■ REQUIREMENT
Using the listing below, report all lines holding the word "this".

■ DATA TO USE
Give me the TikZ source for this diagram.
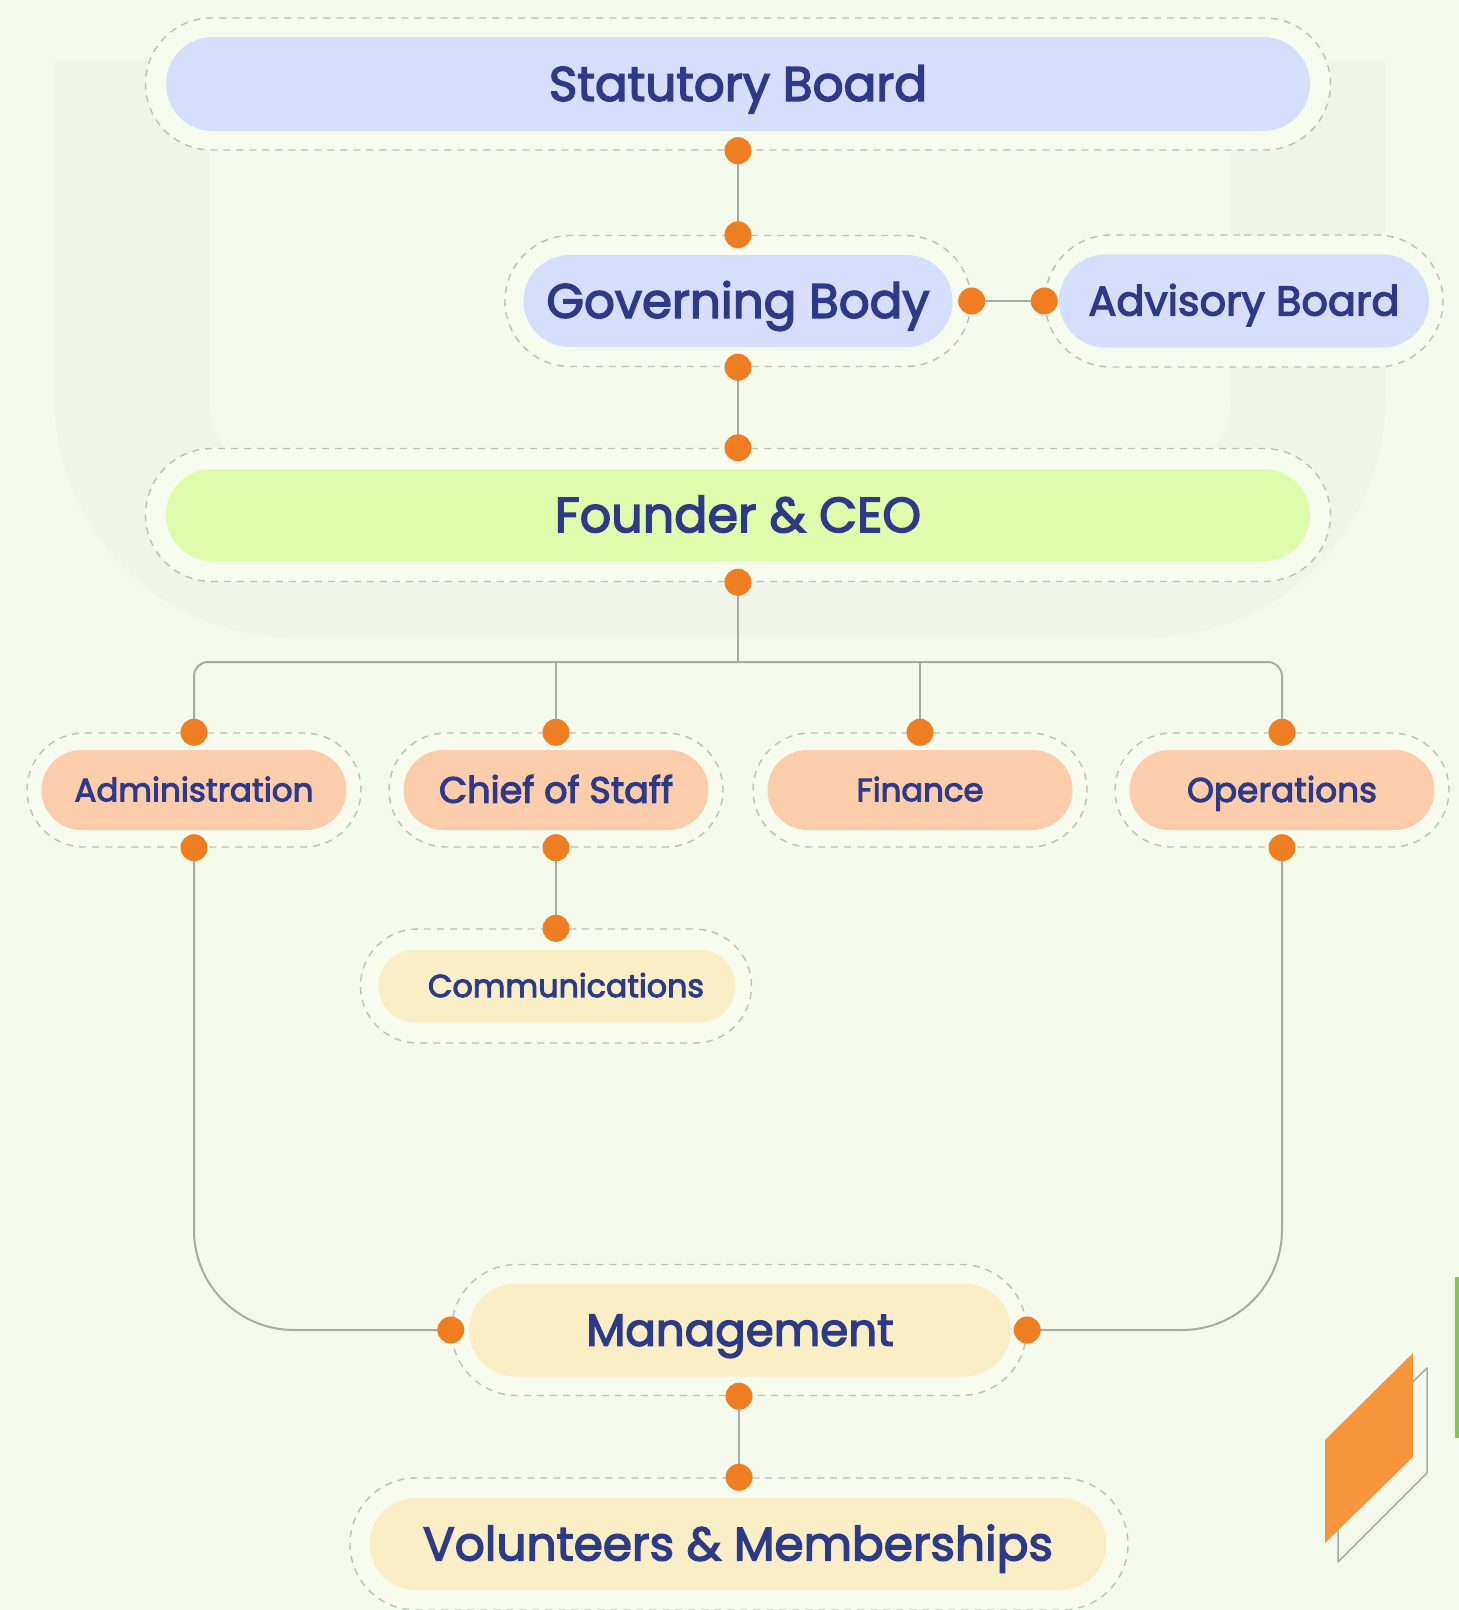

---

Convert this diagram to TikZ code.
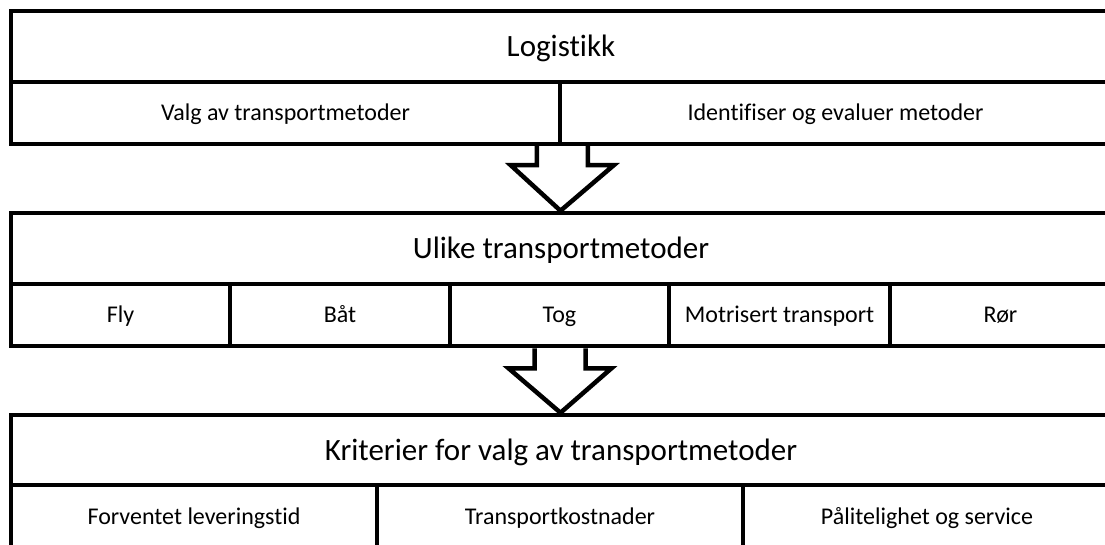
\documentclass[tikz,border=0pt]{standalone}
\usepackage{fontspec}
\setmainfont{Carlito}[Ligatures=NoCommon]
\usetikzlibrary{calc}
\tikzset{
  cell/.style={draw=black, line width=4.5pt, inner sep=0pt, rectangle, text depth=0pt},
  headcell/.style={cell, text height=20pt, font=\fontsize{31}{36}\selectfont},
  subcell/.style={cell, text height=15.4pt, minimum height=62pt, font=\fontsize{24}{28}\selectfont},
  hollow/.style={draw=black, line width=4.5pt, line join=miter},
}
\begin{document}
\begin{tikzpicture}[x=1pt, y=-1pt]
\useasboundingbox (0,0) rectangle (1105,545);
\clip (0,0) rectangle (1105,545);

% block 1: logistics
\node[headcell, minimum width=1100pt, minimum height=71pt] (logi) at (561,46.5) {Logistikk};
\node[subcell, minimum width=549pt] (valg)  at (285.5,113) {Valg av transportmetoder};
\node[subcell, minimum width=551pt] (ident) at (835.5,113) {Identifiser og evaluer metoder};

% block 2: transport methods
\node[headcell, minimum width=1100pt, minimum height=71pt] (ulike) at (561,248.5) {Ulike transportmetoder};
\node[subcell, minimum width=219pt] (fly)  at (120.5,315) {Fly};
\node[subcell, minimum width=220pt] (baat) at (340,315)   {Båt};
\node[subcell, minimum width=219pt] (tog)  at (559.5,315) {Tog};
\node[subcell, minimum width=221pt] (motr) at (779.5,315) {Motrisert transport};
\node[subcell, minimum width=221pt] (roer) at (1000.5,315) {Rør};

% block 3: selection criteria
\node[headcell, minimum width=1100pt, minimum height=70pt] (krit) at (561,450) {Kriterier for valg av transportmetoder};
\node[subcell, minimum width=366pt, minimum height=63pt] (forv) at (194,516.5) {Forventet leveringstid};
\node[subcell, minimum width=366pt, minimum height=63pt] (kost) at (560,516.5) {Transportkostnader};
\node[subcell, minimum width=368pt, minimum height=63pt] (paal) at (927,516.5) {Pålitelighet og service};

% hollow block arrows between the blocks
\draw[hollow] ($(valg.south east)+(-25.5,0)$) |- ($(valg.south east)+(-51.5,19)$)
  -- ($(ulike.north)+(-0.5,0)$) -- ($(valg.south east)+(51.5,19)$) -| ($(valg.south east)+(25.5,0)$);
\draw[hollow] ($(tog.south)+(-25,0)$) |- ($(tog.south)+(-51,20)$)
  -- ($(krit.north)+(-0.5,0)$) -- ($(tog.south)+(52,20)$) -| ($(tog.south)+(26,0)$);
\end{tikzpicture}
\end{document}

■ THE COMPLETED TASK
Give me the TikZ source for this diagram.
Convert this diagram to TikZ code.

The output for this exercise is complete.